» What this task involves: Beneath this task is a listing; retype all of it exactly.

— Begin —

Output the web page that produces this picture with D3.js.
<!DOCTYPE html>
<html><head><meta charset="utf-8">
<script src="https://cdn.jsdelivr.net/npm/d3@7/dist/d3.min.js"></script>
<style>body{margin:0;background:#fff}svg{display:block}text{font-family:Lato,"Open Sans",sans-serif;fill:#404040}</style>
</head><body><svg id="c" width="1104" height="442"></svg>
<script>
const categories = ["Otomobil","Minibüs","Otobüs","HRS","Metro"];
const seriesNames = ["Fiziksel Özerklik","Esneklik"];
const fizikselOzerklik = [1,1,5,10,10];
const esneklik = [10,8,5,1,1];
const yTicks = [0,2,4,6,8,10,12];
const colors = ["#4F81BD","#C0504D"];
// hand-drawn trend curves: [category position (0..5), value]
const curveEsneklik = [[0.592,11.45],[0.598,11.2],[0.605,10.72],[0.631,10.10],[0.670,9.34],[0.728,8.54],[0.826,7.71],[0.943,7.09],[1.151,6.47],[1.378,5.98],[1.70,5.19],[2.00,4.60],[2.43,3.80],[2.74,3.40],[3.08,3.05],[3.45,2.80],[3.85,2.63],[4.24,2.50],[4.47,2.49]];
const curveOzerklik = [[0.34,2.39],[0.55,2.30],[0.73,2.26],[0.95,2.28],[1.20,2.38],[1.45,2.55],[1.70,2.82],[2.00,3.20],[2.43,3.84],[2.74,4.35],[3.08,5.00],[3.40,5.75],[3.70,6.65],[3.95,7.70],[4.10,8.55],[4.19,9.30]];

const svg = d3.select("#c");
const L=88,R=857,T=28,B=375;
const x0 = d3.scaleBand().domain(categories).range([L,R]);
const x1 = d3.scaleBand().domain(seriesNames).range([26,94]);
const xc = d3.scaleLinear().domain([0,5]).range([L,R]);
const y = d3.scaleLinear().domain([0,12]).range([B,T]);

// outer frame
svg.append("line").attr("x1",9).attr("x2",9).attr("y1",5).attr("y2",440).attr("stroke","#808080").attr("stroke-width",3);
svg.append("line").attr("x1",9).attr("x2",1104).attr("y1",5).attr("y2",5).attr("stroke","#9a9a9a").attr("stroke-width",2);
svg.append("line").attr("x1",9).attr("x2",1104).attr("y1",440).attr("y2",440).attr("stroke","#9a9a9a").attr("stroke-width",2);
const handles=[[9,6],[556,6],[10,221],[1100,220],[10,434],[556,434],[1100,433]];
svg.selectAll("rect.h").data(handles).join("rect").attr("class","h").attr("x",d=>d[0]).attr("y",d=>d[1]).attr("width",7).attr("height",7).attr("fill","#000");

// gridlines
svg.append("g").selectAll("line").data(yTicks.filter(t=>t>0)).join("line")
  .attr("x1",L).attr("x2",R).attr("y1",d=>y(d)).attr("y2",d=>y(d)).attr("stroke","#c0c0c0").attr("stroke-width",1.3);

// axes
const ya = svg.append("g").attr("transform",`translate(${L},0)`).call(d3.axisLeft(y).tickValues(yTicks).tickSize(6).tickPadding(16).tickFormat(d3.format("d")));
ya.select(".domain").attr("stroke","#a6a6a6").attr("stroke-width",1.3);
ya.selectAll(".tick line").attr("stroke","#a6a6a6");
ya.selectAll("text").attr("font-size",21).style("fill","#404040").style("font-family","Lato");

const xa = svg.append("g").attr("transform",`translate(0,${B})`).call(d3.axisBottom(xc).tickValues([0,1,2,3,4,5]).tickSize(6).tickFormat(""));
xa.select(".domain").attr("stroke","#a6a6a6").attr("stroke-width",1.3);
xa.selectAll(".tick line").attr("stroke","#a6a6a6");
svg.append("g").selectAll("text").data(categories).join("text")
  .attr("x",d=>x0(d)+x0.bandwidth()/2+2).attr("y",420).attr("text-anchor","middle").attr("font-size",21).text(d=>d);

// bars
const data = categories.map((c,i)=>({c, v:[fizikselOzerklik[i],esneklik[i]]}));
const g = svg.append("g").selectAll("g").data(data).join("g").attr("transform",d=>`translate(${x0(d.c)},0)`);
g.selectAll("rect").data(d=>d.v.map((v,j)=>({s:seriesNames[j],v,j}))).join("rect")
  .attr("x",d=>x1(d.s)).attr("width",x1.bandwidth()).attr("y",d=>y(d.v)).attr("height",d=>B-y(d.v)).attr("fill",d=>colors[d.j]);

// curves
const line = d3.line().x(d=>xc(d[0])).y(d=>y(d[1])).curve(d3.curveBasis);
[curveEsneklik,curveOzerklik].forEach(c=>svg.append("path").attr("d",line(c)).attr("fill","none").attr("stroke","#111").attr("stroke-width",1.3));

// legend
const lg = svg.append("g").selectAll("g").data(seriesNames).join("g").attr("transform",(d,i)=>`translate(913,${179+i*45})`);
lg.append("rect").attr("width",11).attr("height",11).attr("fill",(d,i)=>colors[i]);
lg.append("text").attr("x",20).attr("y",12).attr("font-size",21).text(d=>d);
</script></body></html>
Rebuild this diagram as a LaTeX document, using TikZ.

— End —

» Exercise response:
Output the web page that produces this picture with D3.js.
<!DOCTYPE html>
<html><head><meta charset="utf-8">
<script src="https://cdn.jsdelivr.net/npm/d3@7/dist/d3.min.js"></script>
<style>body{margin:0;background:#fff}svg{display:block}text{font-family:Lato,"Open Sans",sans-serif;fill:#404040}</style>
</head><body><svg id="c" width="1104" height="442"></svg>
<script>
const categories = ["Otomobil","Minibüs","Otobüs","HRS","Metro"];
const seriesNames = ["Fiziksel Özerklik","Esneklik"];
const fizikselOzerklik = [1,1,5,10,10];
const esneklik = [10,8,5,1,1];
const yTicks = [0,2,4,6,8,10,12];
const colors = ["#4F81BD","#C0504D"];
// hand-drawn trend curves: [category position (0..5), value]
const curveEsneklik = [[0.592,11.45],[0.598,11.2],[0.605,10.72],[0.631,10.10],[0.670,9.34],[0.728,8.54],[0.826,7.71],[0.943,7.09],[1.151,6.47],[1.378,5.98],[1.70,5.19],[2.00,4.60],[2.43,3.80],[2.74,3.40],[3.08,3.05],[3.45,2.80],[3.85,2.63],[4.24,2.50],[4.47,2.49]];
const curveOzerklik = [[0.34,2.39],[0.55,2.30],[0.73,2.26],[0.95,2.28],[1.20,2.38],[1.45,2.55],[1.70,2.82],[2.00,3.20],[2.43,3.84],[2.74,4.35],[3.08,5.00],[3.40,5.75],[3.70,6.65],[3.95,7.70],[4.10,8.55],[4.19,9.30]];

const svg = d3.select("#c");
const L=88,R=857,T=28,B=375;
const x0 = d3.scaleBand().domain(categories).range([L,R]);
const x1 = d3.scaleBand().domain(seriesNames).range([26,94]);
const xc = d3.scaleLinear().domain([0,5]).range([L,R]);
const y = d3.scaleLinear().domain([0,12]).range([B,T]);

// outer frame
svg.append("line").attr("x1",9).attr("x2",9).attr("y1",5).attr("y2",440).attr("stroke","#808080").attr("stroke-width",3);
svg.append("line").attr("x1",9).attr("x2",1104).attr("y1",5).attr("y2",5).attr("stroke","#9a9a9a").attr("stroke-width",2);
svg.append("line").attr("x1",9).attr("x2",1104).attr("y1",440).attr("y2",440).attr("stroke","#9a9a9a").attr("stroke-width",2);
const handles=[[9,6],[556,6],[10,221],[1100,220],[10,434],[556,434],[1100,433]];
svg.selectAll("rect.h").data(handles).join("rect").attr("class","h").attr("x",d=>d[0]).attr("y",d=>d[1]).attr("width",7).attr("height",7).attr("fill","#000");

// gridlines
svg.append("g").selectAll("line").data(yTicks.filter(t=>t>0)).join("line")
  .attr("x1",L).attr("x2",R).attr("y1",d=>y(d)).attr("y2",d=>y(d)).attr("stroke","#c0c0c0").attr("stroke-width",1.3);

// axes
const ya = svg.append("g").attr("transform",`translate(${L},0)`).call(d3.axisLeft(y).tickValues(yTicks).tickSize(6).tickPadding(16).tickFormat(d3.format("d")));
ya.select(".domain").attr("stroke","#a6a6a6").attr("stroke-width",1.3);
ya.selectAll(".tick line").attr("stroke","#a6a6a6");
ya.selectAll("text").attr("font-size",21).style("fill","#404040").style("font-family","Lato");

const xa = svg.append("g").attr("transform",`translate(0,${B})`).call(d3.axisBottom(xc).tickValues([0,1,2,3,4,5]).tickSize(6).tickFormat(""));
xa.select(".domain").attr("stroke","#a6a6a6").attr("stroke-width",1.3);
xa.selectAll(".tick line").attr("stroke","#a6a6a6");
svg.append("g").selectAll("text").data(categories).join("text")
  .attr("x",d=>x0(d)+x0.bandwidth()/2+2).attr("y",420).attr("text-anchor","middle").attr("font-size",21).text(d=>d);

// bars
const data = categories.map((c,i)=>({c, v:[fizikselOzerklik[i],esneklik[i]]}));
const g = svg.append("g").selectAll("g").data(data).join("g").attr("transform",d=>`translate(${x0(d.c)},0)`);
g.selectAll("rect").data(d=>d.v.map((v,j)=>({s:seriesNames[j],v,j}))).join("rect")
  .attr("x",d=>x1(d.s)).attr("width",x1.bandwidth()).attr("y",d=>y(d.v)).attr("height",d=>B-y(d.v)).attr("fill",d=>colors[d.j]);

// curves
const line = d3.line().x(d=>xc(d[0])).y(d=>y(d[1])).curve(d3.curveBasis);
[curveEsneklik,curveOzerklik].forEach(c=>svg.append("path").attr("d",line(c)).attr("fill","none").attr("stroke","#111").attr("stroke-width",1.3));

// legend
const lg = svg.append("g").selectAll("g").data(seriesNames).join("g").attr("transform",(d,i)=>`translate(913,${179+i*45})`);
lg.append("rect").attr("width",11).attr("height",11).attr("fill",(d,i)=>colors[i]);
lg.append("text").attr("x",20).attr("y",12).attr("font-size",21).text(d=>d);
</script></body></html>
Rebuild this diagram as a LaTeX document, using TikZ.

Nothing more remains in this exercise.